_SHORT EXERCISE:_
Reproduce each line bearing the word "this".

_SOURCE MATERIAL:_
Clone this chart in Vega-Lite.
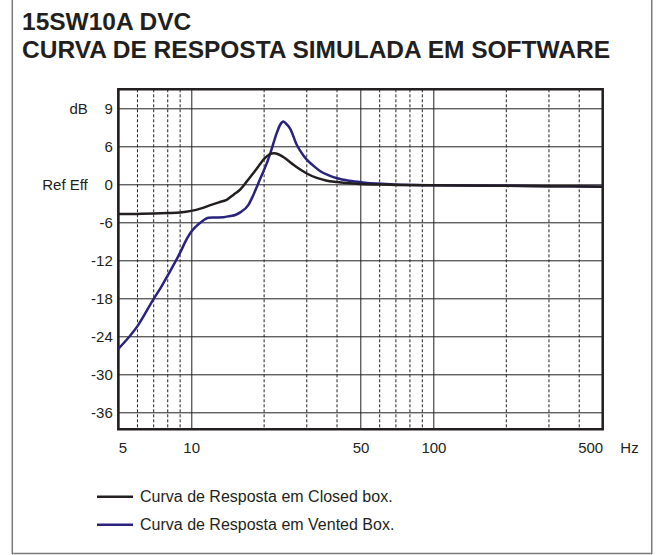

---

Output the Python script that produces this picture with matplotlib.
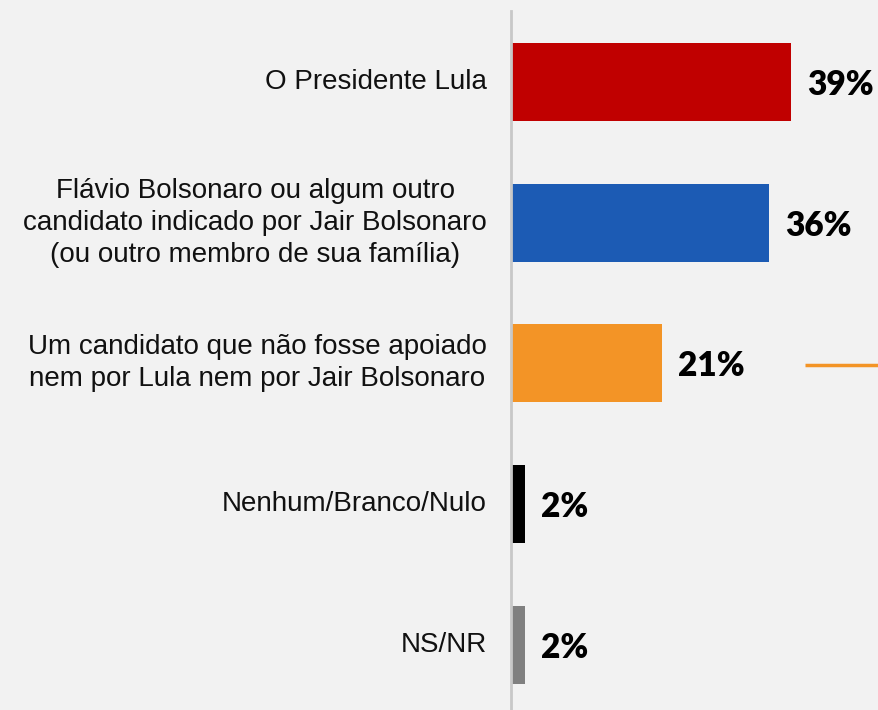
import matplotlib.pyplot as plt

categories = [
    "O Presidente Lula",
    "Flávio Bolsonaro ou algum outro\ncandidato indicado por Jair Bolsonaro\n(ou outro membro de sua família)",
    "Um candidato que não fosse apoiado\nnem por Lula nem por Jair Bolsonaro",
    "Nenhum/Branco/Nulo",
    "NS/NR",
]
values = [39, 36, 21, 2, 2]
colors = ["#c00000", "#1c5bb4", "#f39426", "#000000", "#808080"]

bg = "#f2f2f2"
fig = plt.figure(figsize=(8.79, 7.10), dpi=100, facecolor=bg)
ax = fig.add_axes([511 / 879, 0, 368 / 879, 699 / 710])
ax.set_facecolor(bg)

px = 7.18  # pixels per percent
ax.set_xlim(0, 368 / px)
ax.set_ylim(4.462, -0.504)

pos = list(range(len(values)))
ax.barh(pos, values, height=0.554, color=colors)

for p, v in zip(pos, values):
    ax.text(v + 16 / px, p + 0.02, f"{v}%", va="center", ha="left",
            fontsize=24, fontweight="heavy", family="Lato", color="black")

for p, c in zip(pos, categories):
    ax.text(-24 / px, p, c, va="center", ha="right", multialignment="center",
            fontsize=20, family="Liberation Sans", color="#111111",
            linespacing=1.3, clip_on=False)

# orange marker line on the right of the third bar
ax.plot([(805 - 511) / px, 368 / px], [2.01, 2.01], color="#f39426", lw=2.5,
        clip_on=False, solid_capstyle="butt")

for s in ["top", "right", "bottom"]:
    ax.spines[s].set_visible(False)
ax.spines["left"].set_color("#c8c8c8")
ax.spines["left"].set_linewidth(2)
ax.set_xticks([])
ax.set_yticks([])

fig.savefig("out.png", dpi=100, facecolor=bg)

_EXERCISE RESULT:_
Clone this chart in Vega-Lite.
Output the Python script that produces this picture with matplotlib.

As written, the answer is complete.